Sun-soaked days of mojito cocktails, glistening water and hedonistic Michelin-starred meals are drawing to a close; it’s time to squeeze back into last season’s jeans. It doesn’t take long to decide the first dietary casualty has to be the liquid calories. No more sugar-laden cocktails or frothy pints of lager, that’s easy, but do we have to give up wine?

It is a simple matter of calorie mathematics: numbers-in had better not exceed numbers-out. It is a sad fact that alcohol is one of the world’s four main calorie sources, the others being protein, fat and carbohydrates. Alcohol doesn’t contain fat, but it certainly packs its share of numbers: one gram of alcohol equals seven calories.

When it comes to alcohol calories, wine is the dieter’s preferred choice because it has a lower percentage of alcohol than spirits. By way of comparison, a four-ounce glass of dry red wine is about 90 calories, whereas a 2.5 ounce shot of rum is 120 calories. If you add mixers to spirits – juice, sugars and creams – or double shots, the calories can tally up quickly. A pina colada runs about 300 calories and even a seemingly light gin and tonic scores 171 calories.

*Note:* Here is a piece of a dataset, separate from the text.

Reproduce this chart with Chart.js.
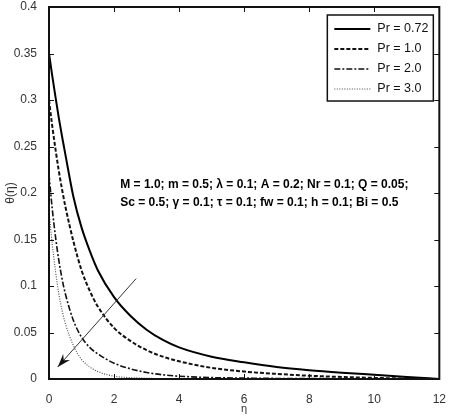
<!DOCTYPE html>
<html>
<head>
<meta charset="utf-8">
<script src="https://cdn.jsdelivr.net/npm/chart.js@4"></script>
<style>
  html, body { margin: 0; padding: 0; background: #fff; }
  #wrap { width: 451px; height: 416px; }
</style>
</head>
<body>
<div id="wrap"><canvas id="thetaChart" width="451" height="416"></canvas></div>
<script>
// eta grid shared by all curves
const eta = [0, 0.1, 0.2, 0.3, 0.4, 0.5, 0.75, 1, 1.25, 1.5, 2, 2.5, 3, 3.5, 4, 5, 6, 7, 8, 9, 10, 11, 12];

const prLabels = ["Pr = 0.72", "Pr = 1.0", "Pr = 2.0", "Pr = 3.0"];

const thetaPr072 = [0.35, 0.326, 0.303, 0.281, 0.261, 0.242, 0.196, 0.163, 0.138, 0.117, 0.088, 0.068, 0.053, 0.042, 0.034, 0.024, 0.018, 0.013, 0.0095, 0.0068, 0.0045, 0.0022, 0];
const thetaPr10  = [0.30, 0.272, 0.247, 0.224, 0.204, 0.186, 0.148, 0.117, 0.095, 0.078, 0.055, 0.041, 0.031, 0.024, 0.019, 0.012, 0.008, 0.0055, 0.0035, 0.0022, 0.0012, 0.0005, 0];
const thetaPr20  = [0.22, 0.183, 0.153, 0.128, 0.108, 0.092, 0.063, 0.045, 0.034, 0.027, 0.017, 0.011, 0.007, 0.0045, 0.003, 0.0015, 0.001, 0.0006, 0.0004, 0.0003, 0.0002, 0.0001, 0];
const thetaPr30  = [0.18, 0.145, 0.116, 0.092, 0.074, 0.060, 0.036, 0.021, 0.013, 0.008, 0.003, 0.0015, 0.0008, 0.0004, 0.0002, 0.0001, 0, 0, 0, 0, 0, 0, 0];

const xTicks = [0, 2, 4, 6, 8, 10, 12];
const yTicks = [0, 0.05, 0.1, 0.15, 0.2, 0.25, 0.3, 0.35, 0.4];

const paramText = [
    "M = 1.0; m = 0.5; \u03bb = 0.1; A = 0.2; Nr = 0.1; Q = 0.05;",
    "Sc = 0.5; \u03b3 = 0.1; \u03c4 = 0.1; fw = 0.1; h = 0.1; Bi = 0.5"
];
const paramAt = { x: 2.19, y: 0.209 };   // text anchor in data units
const arrowFrom = { x: 2.68, y: 0.108 }; // arrow (increasing Pr)
const arrowTo = { x: 0.27, y: 0.013 };

const dashes = [[], [4, 2], [6, 2, 2, 2], [1, 1.5]];
const widths = [2, 2, 1.6, 1.1];
const colors = ["#000", "#111", "#111", "#444"];
const series = [thetaPr072, thetaPr10, thetaPr20, thetaPr30];

const datasets = series.map((vals, i) => ({
    label: prLabels[i],
    data: eta.map((e, k) => ({ x: e, y: vals[k] })),
    borderColor: colors[i],
    borderWidth: widths[i],
    borderDash: dashes[i],
    pointRadius: 0,
    fill: false,
    cubicInterpolationMode: "monotone"
}));

const FONT = "'Liberation Sans', Arial, sans-serif";

const decor = {
    id: "decor",
    afterDraw(chart) {
        const ctx = chart.ctx;
        const xs = chart.scales.x, ys = chart.scales.y;
        const a = chart.chartArea;
        ctx.save();

        // box + inward ticks
        ctx.strokeStyle = "#111";
        ctx.lineWidth = 2;
        ctx.strokeRect(a.left, a.top, a.right - a.left, a.bottom - a.top);
        ctx.lineWidth = 1;
        ctx.beginPath();
        xTicks.forEach(t => {
            const px = Math.round(xs.getPixelForValue(t)) + 0.5;
            ctx.moveTo(px, a.bottom); ctx.lineTo(px, a.bottom - 5);
            ctx.moveTo(px, a.top); ctx.lineTo(px, a.top + 5);
        });
        yTicks.forEach(t => {
            const py = Math.round(ys.getPixelForValue(t)) + 0.5;
            ctx.moveTo(a.left, py); ctx.lineTo(a.left + 5, py);
            ctx.moveTo(a.right, py); ctx.lineTo(a.right - 5, py);
        });
        ctx.stroke();

        // parameter text
        ctx.fillStyle = "#000";
        ctx.font = "bold 12px " + FONT;
        ctx.textBaseline = "middle";
        ctx.textAlign = "left";
        const tx = xs.getPixelForValue(paramAt.x), ty = ys.getPixelForValue(paramAt.y);
        paramText.forEach((s, i) => ctx.fillText(s, tx, ty + i * 18));

        // arrow
        const x1 = xs.getPixelForValue(arrowFrom.x), y1 = ys.getPixelForValue(arrowFrom.y);
        const x2 = xs.getPixelForValue(arrowTo.x), y2 = ys.getPixelForValue(arrowTo.y);
        ctx.strokeStyle = "#333";
        ctx.lineWidth = 1;
        ctx.beginPath(); ctx.moveTo(x1, y1); ctx.lineTo(x2, y2); ctx.stroke();
        const ang = Math.atan2(y2 - y1, x2 - x1);
        ctx.fillStyle = "#111";
        ctx.beginPath();
        ctx.moveTo(x2, y2);
        ctx.lineTo(x2 - 14 * Math.cos(ang - 0.33), y2 - 14 * Math.sin(ang - 0.33));
        ctx.lineTo(x2 - 9 * Math.cos(ang), y2 - 9 * Math.sin(ang));
        ctx.lineTo(x2 - 14 * Math.cos(ang + 0.33), y2 - 14 * Math.sin(ang + 0.33));
        ctx.closePath();
        ctx.fill();

        // legend box, top right inside the axes
        const bw = 106, bh = 86;
        const bx = a.right - 112, by = a.top + 8;
        ctx.fillStyle = "#fff";
        ctx.fillRect(bx, by, bw, bh);
        ctx.strokeStyle = "#111";
        ctx.lineWidth = 1.5;
        ctx.strokeRect(bx, by, bw, bh);
        ctx.font = "12.5px " + FONT;
        ctx.textBaseline = "middle";
        prLabels.forEach((lab, i) => {
            const ly = by + 14 + i * 20;
            ctx.strokeStyle = colors[i];
            ctx.lineWidth = widths[i];
            ctx.setLineDash(dashes[i]);
            ctx.beginPath(); ctx.moveTo(bx + 7, ly); ctx.lineTo(bx + 43, ly); ctx.stroke();
            ctx.setLineDash([]);
            ctx.fillStyle = "#111";
            ctx.fillText(lab, bx + 50, ly);
        });
        ctx.restore();
    }
};

new Chart(document.getElementById("thetaChart"), {
    type: "line",
    data: { datasets: datasets },
    options: {
        responsive: false,
        animation: false,
        layout: { padding: { top: 0, right: 2, left: 3, bottom: 0 } },
        plugins: { legend: { display: false }, tooltip: { enabled: false } },
        scales: {
            x: {
                type: "linear", min: 0, max: 12,
                afterFit: s => { s.height = 37; },
                afterBuildTicks: s => { s.ticks = xTicks.map(v => ({ value: v })); },
                grid: { display: false },
                border: { display: false },
                ticks: { color: "#333", font: { family: FONT, size: 12 }, padding: 5, callback: v => v },
                title: { display: true, text: "\u03b7", color: "#333", font: { family: FONT, size: 11 }, padding: { top: 2, bottom: 0 } }
            },
            y: {
                type: "linear", min: 0, max: 0.4,
                afterFit: s => { s.width = 46; },
                afterBuildTicks: s => { s.ticks = yTicks.map(v => ({ value: v })); },
                grid: { display: false },
                border: { display: false },
                ticks: { color: "#333", font: { family: FONT, size: 12, lineHeight: 0.5 }, padding: 4, callback: v => String(+v.toFixed(2)) },
                title: { display: true, text: "\u03b8(\u03b7)", color: "#333", font: { family: FONT, size: 12 }, padding: { top: 0, bottom: 2 } }
            }
        }
    },
    plugins: [decor]
});
</script>
</body>
</html>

Beer, of course, has lower alcohol levels than most wines, so would appear to be a better bet. But – other than my Aunt Lillian – who would stick to a four-ounce serving? Besides, beer is burdened by additional calories that provide its malt flavors, whereas the calories in dry-wine come solely from alcohol. Another dietary advantage of wine is its refined pace: wine is sipped more slowly than beer. Wine is also considered a healthier alternative, being blessed with antioxidants that help protect against heart disease and many cancers while raising “good cholesterol” levels.

When it comes to wine selection, opt for wines from cool climates as they have lower alcohol levels and therefore fewer calories. For example, a bottle (25 ounces) of dry German Riesling from the cool Mosel Valley has about 280 calories whereas a Chardonnay from the sunny Barossa Valley has about 580 calories. To do the math, multiply 1.6 by the number of ounces poured and by the percentage of alcohol level stated on the label. For example, a four ounce serving of Champagne with 12% alcohol levels multiplied by 1.6 equals 76 calories.

Dry wines contain far fewer calories than sweet wines, so you might want to take a one-month breather from Port, Sauternes and Australian stickies. For example, a four-ounce glass of Sauvignon Blanc has about 85 calories, whereas a glass of dessert wine can weigh in at 250 calories, depending on its sweetness levels.

The best weight management strategy? Pour a glass of wine and put on your dancing shoes. The faster your moves on the floor, the faster you’ll burn the calories. That’s simple math.